Solamente al final, la noche en que será detenido por sus enemigos, celebra la
Pascua como los demás judíos y al final hace una referencia a su muerte, de
manera que pide a los suyos, que cuando celebren esta fiesta “lo hagan en su memoria”: en memoria de
lo que él va a vivir en su proceso –pasión- que lo llevará a la muerte en cruz y
en su resurrección (Evangelio de Lucas 22, 19).
Más tarde, al despedirse de los suyos,
antes de irse de este mundo, los manda a todas las naciones encomendándoles “predicar el evangelio y bautizar a quienes
crean en él” (Evangelio de Mateo 28, 19). Pero no les da una lista de ritos
que deban practicar o enseñar a quienes crean en su doctrina. Y claramente les
dice la noche en que celebra la Pascua con ellos: “En esto conocerán que son mis discípulos en que se amen unos a otros
como yo los he amado” (Evangelio de Juan 13, 34-35).
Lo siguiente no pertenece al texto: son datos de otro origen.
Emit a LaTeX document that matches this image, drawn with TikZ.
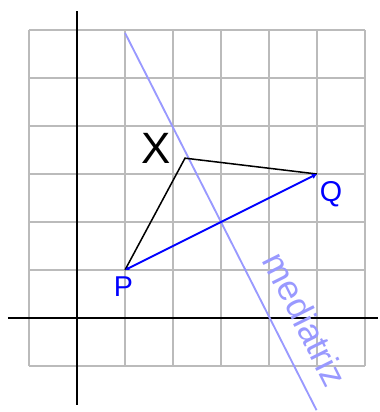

De estas palabras podemos concluir que
lo que Jesús inicia no es una religión para adorar a Dios y conseguir su favor,
pues eso ya lo tenían los judíos, sino una forma de vida, fruto de una relación
con un Dios, que es amor, como lo dice el mismo Juan en su primera carta: “Dios es amor y el que permanece en el amor
permanece en Dios y Dios en él” (Primera carta de Juan 4, 7-16). Más aún,
al narrar en el Evangelio el examen que se nos hará al final de la vida para
determinar si vamos a gozar de él en la eternidad del mundo del más allá, que
llamamos cielo, nos dice que la materia sobre la que vamos a dar cuenta no
serán nuestros actos de culto sino nuestras obras de misericordia: “tuve hambre y me dieron de comer, tuve sed y
me dieron de beber; era un extraño y me hospedaron; estaba desnudo y me
vistieron; enfermo y me visitaron; en la cárcel y fueron a verme”
(Evangelio de Mateo 25, 34-36).
Inclusive, y para concluir, en relación
al culto a Dios, que parece ser el corazón de toda religión, hablando con una
mujer samaritana, Jesús dice: “llega la
hora, mejor dicho, ha llegado ya, en que para dar culto a Dios Padre, no
tendrán que subir a esta montaña (Garizim) ni ir a Jerusalén. Ha llegado la
hora en la cual los verdaderos adoradores adorarán al Padre en espíritu y en
verdad; así quiere él ser adorado, porque Dios es espíritu y los que lo adoran
deben hacerlo en espíritu y en verdad” (Evangelio de Juan 4, 21-24).